# Bedding



## bob (Feb 27, 2013)

Do you guys think that I should use peat moss or wood chips for my new chicks


----------



## 7chicks (Jun 29, 2012)

I've never used peat moss. Just pine shavings is all I've ever used since they were day old.


----------



## bob (Feb 27, 2013)

Peat moss is good for chicks because it absorbs moisture and the chicks won't choke on it.


----------



## Energyvet (Jul 25, 2012)

Peat should be good. Chips sometimes have oils that can overwhelm chicks.

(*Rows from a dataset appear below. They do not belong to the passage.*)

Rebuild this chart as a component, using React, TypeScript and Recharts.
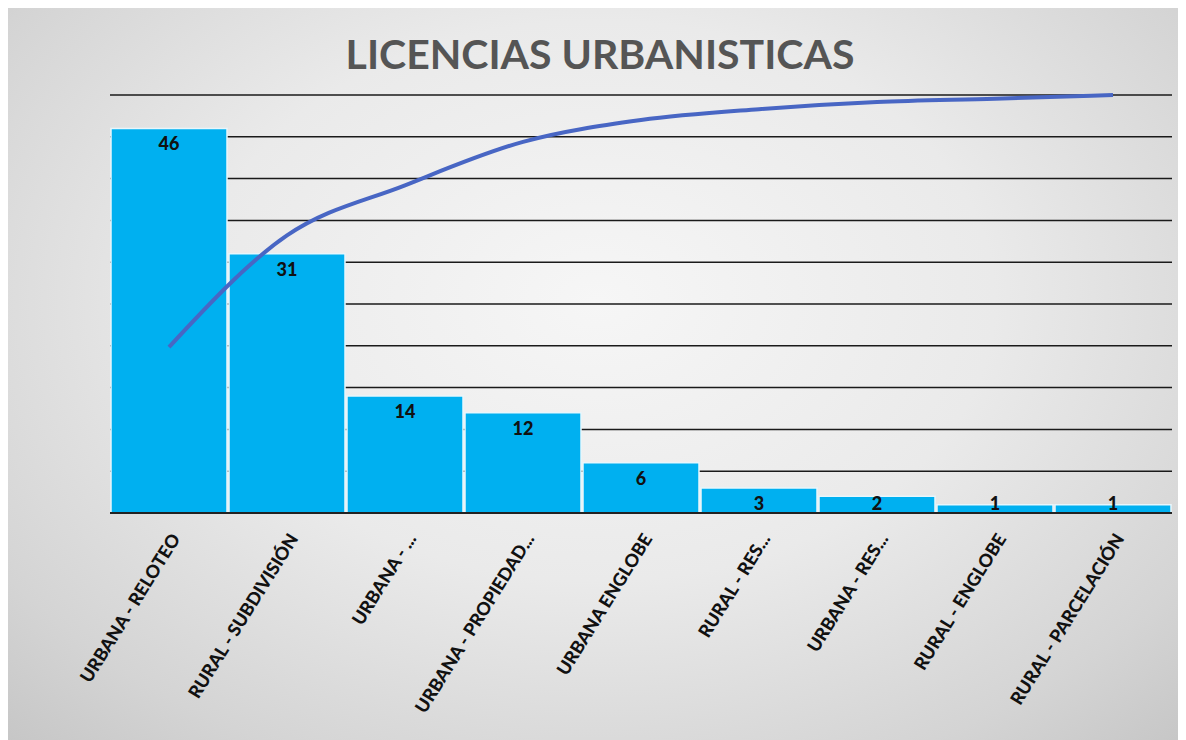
import React from "react";
import {
  ComposedChart,
  Bar,
  Line,
  XAxis,
  YAxis,
  CartesianGrid,
  LabelList,
} from "recharts";

const categories = [
  "URBANA - RELOTEO",
  "RURAL - SUBDIVISIÓN",
  "URBANA - ...",
  "URBANA - PROPIEDAD...",
  "URBANA ENGLOBE",
  "RURAL - RES...",
  "URBANA - RES...",
  "RURAL - ENGLOBE",
  "RURAL - PARCELACIÓN",
];
const counts = [46, 31, 14, 12, 6, 3, 2, 1, 1];
// cumulative share (%) as drawn by the pareto line
const cumulative = [39.7, 66.4, 78.4, 88.8, 94.0, 96.6, 98.3, 99.1, 100];
const countTicks = [0, 5, 10, 15, 20, 25, 30, 35, 40, 45, 50];

const data = categories.map((name, i) => ({
  name,
  count: counts[i],
  cum: cumulative[i],
}));

const FONT = "Lato, 'Open Sans', sans-serif";

function AxisTick(props: any) {
  const { x, y, payload } = props;
  return (
    <g transform={`translate(${x + 6},${y + 14})`}>
      <text
        transform="rotate(-58)"
        textAnchor="end"
        dominantBaseline="central"
        fontFamily={FONT}
        fontWeight={900}
        fontSize={18}
        fill="#111"
      >
        {payload.value}
      </text>
    </g>
  );
}

function BarValue(props: any) {
  const { x, y, width, height, value } = props;
  const cy = Math.min(y + 15, y + height - 10);
  return (
    <text
      x={x + width / 2}
      y={cy}
      textAnchor="middle"
      dominantBaseline="central"
      fontFamily={FONT}
      fontWeight={900}
      fontSize={18}
      fill="#111"
    >
      {value}
    </text>
  );
}

export default function App() {
  return (
    <div
      style={{
        position: "relative",
        width: 1178,
        height: 732,
        background:
          "radial-gradient(ellipse 75% 85% at 50% 40%, #f6f6f6 0%, #eaeaea 45%, #d4d4d4 80%, #c4c4c4 100%)",
      }}
    >
      <div
        style={{
          position: "absolute",
          top: 21,
          left: 0,
          width: "100%",
          textAlign: "center",
          fontFamily: FONT,
          fontWeight: 700,
          fontSize: 41,
          color: "#555",
          paddingLeft: 6,
          boxSizing: "border-box",
        }}
      >
        LICENCIAS URBANISTICAS
      </div>
      <ComposedChart
        width={1178}
        height={732}
        data={data}
        margin={{ top: 87, right: 14, bottom: 0, left: 102 }}
        barCategoryGap={1}
        style={{ position: "absolute", top: 0, left: 0 }}
      >
        <CartesianGrid
          vertical={false}
          stroke="#1a1a1a"
          strokeWidth={1.5}
          yAxisId="count"
        />
        <XAxis
          dataKey="name"
          interval={0}
          height={227}
          tick={<AxisTick />}
          tickLine={false}
          axisLine={{ stroke: "#222", strokeWidth: 2 }}
        />
        <YAxis
          yAxisId="count"
          domain={[0, 50]}
          ticks={countTicks}
          hide
        />
        <YAxis yAxisId="pct" orientation="right" domain={[0, 100]} hide />
        <Bar
          yAxisId="count"
          dataKey="count"
          fill="#00B0F0"
          stroke="#e8f6fc"
          strokeWidth={1.5}
          isAnimationActive={false}
        >
          <LabelList dataKey="count" content={<BarValue />} />
        </Bar>
        <Line
          yAxisId="pct"
          dataKey="cum"
          type="monotone"
          stroke="#4866C4"
          strokeWidth={4}
          dot={false}
          activeDot={false}
          isAnimationActive={false}
        />
      </ComposedChart>
    </div>
  );
}
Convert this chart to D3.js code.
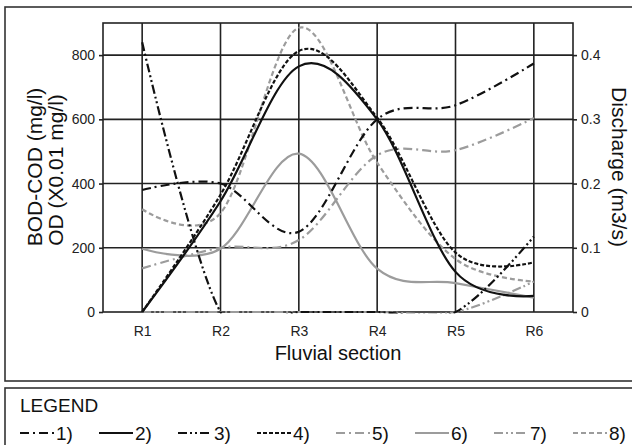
<!DOCTYPE html>
<html>
<head>
<meta charset="utf-8">
<script src="https://cdn.jsdelivr.net/npm/d3@7"></script>
<style>
  body { margin: 0; background: #fff; }
  svg { display: block; font-family: "Liberation Sans", Arial, sans-serif; }
</style>
</head>
<body>
<svg id="chart" width="632" height="445"></svg>
<script>
// Fluvial sections on the x axis
const sections = ["R1", "R2", "R3", "R4", "R5", "R6"];

// Series (left axis mg/l, except the discharge series in m3/s)
const s1 = [0.19, 0.2, 0.125, 0.3, 0.322, 0.387];   // discharge (right axis)
const s2 = [0, 345, 765, 600, 125, 50];
const s3 = [840, 0, 0, 0, 0, 235];
const s4 = [0, 365, 813, 605, 185, 155];
const s5 = [0.068, 0.1, 0.112, 0.244, 0.252, 0.302]; // discharge (right axis)
const s6 = [197, 197, 493, 135, 90, 45];
const s7 = [0, 0, 0, 0, 0, 95];
const s8 = [320, 308, 885, 465, 165, 95];

const leftTicks = [0, 200, 400, 600, 800];
const rightTicks = [0, 0.1, 0.2, 0.3, 0.4];
const legendLabels = ["1)", "2)", "3)", "4)", "5)", "6)", "7)", "8)"];

const black = "#111", grey = "#9c9c9c";

// Line styles per series (same order as legend)
const series = [
    { name: "1)", values: s1, axis: "right", color: black, dash: "9,4,2,4" },
    { name: "2)", values: s2, axis: "left", color: black, dash: null },
    { name: "3)", values: s3, axis: "left", color: black, dash: "9,3,2,3,2,3" },
    { name: "4)", values: s4, axis: "left", color: black, dash: "4,2" },
    { name: "5)", values: s5, axis: "right", color: grey, dash: "9,4,2,4" },
    { name: "6)", values: s6, axis: "left", color: grey, dash: null },
    { name: "7)", values: s7, axis: "left", color: grey, dash: "9,3,2,3,2,3" },
    { name: "8)", values: s8, axis: "left", color: grey, dash: "5,3" }
];

const plot = { left: 103, right: 573, top: 23, bottom: 312 };

const svg = d3.select("#chart");

// Outer frames
svg.append("rect").attr("x", 5).attr("y", 7).attr("width", 660).attr("height", 374)
    .attr("fill", "none").attr("stroke", "#333").attr("stroke-width", 1.6);
svg.append("rect").attr("x", 5).attr("y", 388).attr("width", 660).attr("height", 100)
    .attr("fill", "none").attr("stroke", "#333").attr("stroke-width", 1.6);

const x = d3.scalePoint().domain(sections).range([plot.left, plot.right]).padding(0.5);
const yLeft = d3.scaleLinear().domain([0, 900]).range([plot.bottom, plot.top]);
const yRight = d3.scaleLinear().domain([0, 0.45]).range([plot.bottom, plot.top]);

// Grid
const grid = svg.append("g").attr("stroke", "#222").attr("stroke-width", 1.6);
grid.selectAll(".vg").data(sections).enter().append("line")
    .attr("x1", d => x(d)).attr("x2", d => x(d))
    .attr("y1", plot.top).attr("y2", plot.bottom);
grid.selectAll(".hg").data(leftTicks.filter(d => d > 0)).enter().append("line")
    .attr("x1", plot.left).attr("x2", plot.right)
    .attr("y1", d => yLeft(d)).attr("y2", d => yLeft(d));
svg.append("rect").attr("x", plot.left).attr("y", plot.top)
    .attr("width", plot.right - plot.left).attr("height", plot.bottom - plot.top)
    .attr("fill", "none").attr("stroke", "#222").attr("stroke-width", 1.6);

// Axes
const axL = svg.append("g").attr("transform", "translate(" + plot.left + ",0)")
    .call(d3.axisLeft(yLeft).tickValues(leftTicks).tickSize(4).tickPadding(4));
const axR = svg.append("g").attr("transform", "translate(" + plot.right + ",0)")
    .call(d3.axisRight(yRight).tickValues(rightTicks).tickSize(4).tickPadding(4)
        .tickFormat(d => d === 0 ? "0" : d3.format(".1f")(d)));
const axB = svg.append("g").attr("transform", "translate(0," + plot.bottom + ")")
    .call(d3.axisBottom(x).tickSize(0).tickPadding(14));
[axL, axR, axB].forEach(a => {
    a.select(".domain").remove();
    a.selectAll("line").attr("stroke", "#222").attr("stroke-width", 1.6);
    a.selectAll("text").attr("font-size", 14).attr("fill", "#222")
        .attr("font-family", "Liberation Sans, Arial, sans-serif");
});

// Axis titles
svg.append("text").attr("x", 338).attr("y", 360).attr("text-anchor", "middle")
    .attr("font-size", 20).attr("fill", "#111").text("Fluvial section");
svg.append("text").attr("transform", "translate(42,167) rotate(-90)")
    .attr("text-anchor", "middle").attr("font-size", 21).attr("fill", "#111")
    .text("BOD-COD (mg/l)");
svg.append("text").attr("transform", "translate(63,170) rotate(-90)")
    .attr("text-anchor", "middle").attr("font-size", 21).attr("fill", "#111")
    .text("OD (X0.01 mg/l)");
svg.append("text").attr("transform", "translate(612,167) rotate(90)")
    .attr("text-anchor", "middle").attr("font-size", 21).attr("fill", "#111")
    .text("Discharge (m3/s)");

// Lines, clipped to the plot area
svg.append("clipPath").attr("id", "clip").append("rect")
    .attr("x", plot.left).attr("y", plot.top)
    .attr("width", plot.right - plot.left).attr("height", plot.bottom - plot.top + 1.5);

const lines = svg.append("g").attr("clip-path", "url(#clip)");
const drawOrder = [7, 6, 5, 4, 3, 2, 1, 0];
drawOrder.forEach(i => {
    const s = series[i];
    const yScale = s.axis === "right" ? yRight : yLeft;
    const line = d3.line()
        .x((d, j) => x(sections[j]))
        .y(d => yScale(d))
        .curve(d3.curveCardinal.tension(0));
    lines.append("path")
        .datum(s.values)
        .attr("d", line)
        .attr("fill", "none")
        .attr("stroke", s.color)
        .attr("stroke-width", 2.2)
        .attr("stroke-dasharray", s.dash);
});

// Legend
svg.append("text").attr("x", 20).attr("y", 412).attr("font-size", 19).attr("fill", "#111").text("LEGEND");
const leg = svg.selectAll(".leg").data(series).enter().append("g")
    .attr("transform", (d, i) => "translate(" + (20 + i * 79) + ",433)");
leg.append("line").attr("x1", 0).attr("x2", 34).attr("y1", 0).attr("y2", 0)
    .attr("stroke", d => d.color).attr("stroke-width", 2.2)
    .attr("stroke-dasharray", d => d.dash);
leg.append("text").attr("x", 36).attr("y", 7).attr("font-size", 19).attr("fill", "#111")
    .text((d, i) => legendLabels[i]);
</script>
</body>
</html>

I using paper towels - just saying.


----------



## Apyl (Jun 20, 2012)

I use sand, pine shaving are a pain in the butt, and I've never used moss.


----------



## bob (Feb 27, 2013)

Yeah I only used wood chips for the ducks and guineas


----------



## Roslyn (Jun 21, 2012)

I use pine shavings that I get in a bale at Tractor Supply. If I'm using it for peeps, when they are a little bigger, around 3 weeks I will start layering straw to keep the dust down. In the coop I pop one bale of pine and then layer straw over that. They love to dig through straw.


----------



## Energyvet (Jul 25, 2012)

Straw is great for composting chicken poo too. As we've said before.


----------



## Wrigley (Oct 3, 2012)

I've heard that the dust from Peat Moss can cause problems with their respritory system.


----------



## Energyvet (Jul 25, 2012)

Only if enclosed in a coop without proper ventilation.


----------